(TO BE DONE):
Only the lines from the first one through the line with "(0,0) rectangle (1113,974);" should be printed, exactly as they appear.

— START DATA BLOCK —

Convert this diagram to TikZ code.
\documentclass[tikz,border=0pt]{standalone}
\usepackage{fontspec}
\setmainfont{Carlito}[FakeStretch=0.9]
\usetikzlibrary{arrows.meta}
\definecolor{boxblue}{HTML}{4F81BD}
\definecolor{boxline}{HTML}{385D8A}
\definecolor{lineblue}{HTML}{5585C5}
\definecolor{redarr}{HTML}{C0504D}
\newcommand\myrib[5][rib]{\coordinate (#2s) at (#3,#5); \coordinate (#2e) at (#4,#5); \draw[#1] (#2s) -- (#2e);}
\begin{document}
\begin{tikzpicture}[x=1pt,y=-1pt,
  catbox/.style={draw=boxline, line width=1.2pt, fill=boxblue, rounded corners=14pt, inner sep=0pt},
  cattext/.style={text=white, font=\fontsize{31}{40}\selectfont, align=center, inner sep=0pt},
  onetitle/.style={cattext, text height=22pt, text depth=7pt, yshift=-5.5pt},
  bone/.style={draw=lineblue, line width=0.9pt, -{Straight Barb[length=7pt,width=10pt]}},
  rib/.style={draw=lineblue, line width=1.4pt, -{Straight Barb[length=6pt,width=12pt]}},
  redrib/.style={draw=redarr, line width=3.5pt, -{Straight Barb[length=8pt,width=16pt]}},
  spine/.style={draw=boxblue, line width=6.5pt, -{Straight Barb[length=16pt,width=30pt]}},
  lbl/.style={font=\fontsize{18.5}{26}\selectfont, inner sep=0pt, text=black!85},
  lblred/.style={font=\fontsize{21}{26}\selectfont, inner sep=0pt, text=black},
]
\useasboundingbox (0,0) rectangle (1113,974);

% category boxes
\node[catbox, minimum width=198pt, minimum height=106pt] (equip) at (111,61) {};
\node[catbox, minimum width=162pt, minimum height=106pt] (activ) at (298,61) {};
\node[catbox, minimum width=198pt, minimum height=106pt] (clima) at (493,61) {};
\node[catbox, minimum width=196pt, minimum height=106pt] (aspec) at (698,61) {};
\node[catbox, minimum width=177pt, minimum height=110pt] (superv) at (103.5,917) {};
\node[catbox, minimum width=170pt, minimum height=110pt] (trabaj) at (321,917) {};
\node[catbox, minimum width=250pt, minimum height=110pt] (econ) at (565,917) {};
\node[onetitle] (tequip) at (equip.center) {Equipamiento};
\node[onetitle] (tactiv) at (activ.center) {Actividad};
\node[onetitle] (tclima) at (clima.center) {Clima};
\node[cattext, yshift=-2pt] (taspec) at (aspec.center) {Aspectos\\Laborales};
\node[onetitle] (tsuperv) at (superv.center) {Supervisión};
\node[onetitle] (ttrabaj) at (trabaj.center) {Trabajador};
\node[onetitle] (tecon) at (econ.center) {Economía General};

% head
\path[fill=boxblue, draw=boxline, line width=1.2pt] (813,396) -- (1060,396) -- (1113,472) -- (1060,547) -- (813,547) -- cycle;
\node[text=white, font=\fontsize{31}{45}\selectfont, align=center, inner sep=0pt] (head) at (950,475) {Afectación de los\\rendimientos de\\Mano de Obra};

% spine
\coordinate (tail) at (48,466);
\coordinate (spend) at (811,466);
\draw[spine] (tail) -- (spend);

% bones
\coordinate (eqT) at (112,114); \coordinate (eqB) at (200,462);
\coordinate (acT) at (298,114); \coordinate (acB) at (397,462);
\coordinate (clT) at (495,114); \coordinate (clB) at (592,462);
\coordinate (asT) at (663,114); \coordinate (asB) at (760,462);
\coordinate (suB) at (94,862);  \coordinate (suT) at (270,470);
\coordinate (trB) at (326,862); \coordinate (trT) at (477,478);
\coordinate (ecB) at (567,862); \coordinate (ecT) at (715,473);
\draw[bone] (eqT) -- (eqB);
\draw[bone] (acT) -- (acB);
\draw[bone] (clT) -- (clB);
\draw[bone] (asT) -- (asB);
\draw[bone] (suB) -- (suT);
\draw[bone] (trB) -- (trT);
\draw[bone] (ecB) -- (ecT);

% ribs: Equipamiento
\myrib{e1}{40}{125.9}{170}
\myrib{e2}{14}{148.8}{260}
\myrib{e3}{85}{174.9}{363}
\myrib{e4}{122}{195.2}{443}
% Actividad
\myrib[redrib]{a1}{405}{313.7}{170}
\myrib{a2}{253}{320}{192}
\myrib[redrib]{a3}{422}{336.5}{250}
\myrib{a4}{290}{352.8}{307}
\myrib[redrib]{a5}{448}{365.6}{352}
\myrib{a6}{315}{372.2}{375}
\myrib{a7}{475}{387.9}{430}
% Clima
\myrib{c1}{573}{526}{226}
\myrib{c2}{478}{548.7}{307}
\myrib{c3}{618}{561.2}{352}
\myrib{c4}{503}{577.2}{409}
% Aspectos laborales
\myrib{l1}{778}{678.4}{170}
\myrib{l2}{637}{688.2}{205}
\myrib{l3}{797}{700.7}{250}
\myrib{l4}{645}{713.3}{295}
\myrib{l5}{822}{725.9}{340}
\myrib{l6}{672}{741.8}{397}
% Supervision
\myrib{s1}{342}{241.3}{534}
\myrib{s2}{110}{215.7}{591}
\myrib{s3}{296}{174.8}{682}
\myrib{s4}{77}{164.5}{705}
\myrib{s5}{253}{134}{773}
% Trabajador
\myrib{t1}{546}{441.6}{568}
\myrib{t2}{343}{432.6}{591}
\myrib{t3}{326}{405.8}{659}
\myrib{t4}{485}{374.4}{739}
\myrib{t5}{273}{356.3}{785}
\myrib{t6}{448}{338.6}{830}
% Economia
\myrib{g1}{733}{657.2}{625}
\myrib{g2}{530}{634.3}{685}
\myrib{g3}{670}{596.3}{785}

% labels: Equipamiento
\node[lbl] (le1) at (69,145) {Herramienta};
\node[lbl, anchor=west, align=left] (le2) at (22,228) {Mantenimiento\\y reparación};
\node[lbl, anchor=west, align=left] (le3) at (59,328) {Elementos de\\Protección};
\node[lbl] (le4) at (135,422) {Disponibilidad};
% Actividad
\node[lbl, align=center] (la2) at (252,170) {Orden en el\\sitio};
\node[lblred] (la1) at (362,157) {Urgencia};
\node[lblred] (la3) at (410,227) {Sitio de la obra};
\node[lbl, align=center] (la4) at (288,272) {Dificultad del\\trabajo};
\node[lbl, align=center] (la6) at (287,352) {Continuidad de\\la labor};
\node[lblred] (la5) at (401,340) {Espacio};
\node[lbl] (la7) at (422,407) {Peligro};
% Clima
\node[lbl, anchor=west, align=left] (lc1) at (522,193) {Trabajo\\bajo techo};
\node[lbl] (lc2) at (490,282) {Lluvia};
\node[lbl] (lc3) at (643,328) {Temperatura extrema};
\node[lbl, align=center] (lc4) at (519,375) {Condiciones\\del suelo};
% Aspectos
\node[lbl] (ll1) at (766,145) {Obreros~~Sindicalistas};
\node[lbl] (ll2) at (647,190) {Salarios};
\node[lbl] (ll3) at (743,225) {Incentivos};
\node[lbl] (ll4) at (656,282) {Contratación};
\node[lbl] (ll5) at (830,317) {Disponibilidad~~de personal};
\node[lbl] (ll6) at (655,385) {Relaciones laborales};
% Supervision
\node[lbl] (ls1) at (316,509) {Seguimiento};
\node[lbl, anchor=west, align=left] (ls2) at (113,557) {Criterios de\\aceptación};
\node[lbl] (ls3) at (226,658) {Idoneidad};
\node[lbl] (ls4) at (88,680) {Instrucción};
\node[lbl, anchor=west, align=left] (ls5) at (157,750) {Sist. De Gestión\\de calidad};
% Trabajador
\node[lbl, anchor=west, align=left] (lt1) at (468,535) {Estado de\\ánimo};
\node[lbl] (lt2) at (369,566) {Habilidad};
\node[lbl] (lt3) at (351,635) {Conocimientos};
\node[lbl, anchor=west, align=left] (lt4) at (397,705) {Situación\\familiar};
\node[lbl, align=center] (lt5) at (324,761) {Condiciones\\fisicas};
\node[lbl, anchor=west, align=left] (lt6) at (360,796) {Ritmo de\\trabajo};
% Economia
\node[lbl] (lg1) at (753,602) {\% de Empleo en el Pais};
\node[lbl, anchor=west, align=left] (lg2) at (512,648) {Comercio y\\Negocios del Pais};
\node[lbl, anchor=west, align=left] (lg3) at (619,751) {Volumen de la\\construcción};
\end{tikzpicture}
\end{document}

— END DATA BLOCK —

(IN RESPONSE):
Convert this diagram to TikZ code.
\documentclass[tikz,border=0pt]{standalone}
\usepackage{fontspec}
\setmainfont{Carlito}[FakeStretch=0.9]
\usetikzlibrary{arrows.meta}
\definecolor{boxblue}{HTML}{4F81BD}
\definecolor{boxline}{HTML}{385D8A}
\definecolor{lineblue}{HTML}{5585C5}
\definecolor{redarr}{HTML}{C0504D}
\newcommand\myrib[5][rib]{\coordinate (#2s) at (#3,#5); \coordinate (#2e) at (#4,#5); \draw[#1] (#2s) -- (#2e);}
\begin{document}
\begin{tikzpicture}[x=1pt,y=-1pt,
  catbox/.style={draw=boxline, line width=1.2pt, fill=boxblue, rounded corners=14pt, inner sep=0pt},
  cattext/.style={text=white, font=\fontsize{31}{40}\selectfont, align=center, inner sep=0pt},
  onetitle/.style={cattext, text height=22pt, text depth=7pt, yshift=-5.5pt},
  bone/.style={draw=lineblue, line width=0.9pt, -{Straight Barb[length=7pt,width=10pt]}},
  rib/.style={draw=lineblue, line width=1.4pt, -{Straight Barb[length=6pt,width=12pt]}},
  redrib/.style={draw=redarr, line width=3.5pt, -{Straight Barb[length=8pt,width=16pt]}},
  spine/.style={draw=boxblue, line width=6.5pt, -{Straight Barb[length=16pt,width=30pt]}},
  lbl/.style={font=\fontsize{18.5}{26}\selectfont, inner sep=0pt, text=black!85},
  lblred/.style={font=\fontsize{21}{26}\selectfont, inner sep=0pt, text=black},
]
\useasboundingbox (0,0) rectangle (1113,974);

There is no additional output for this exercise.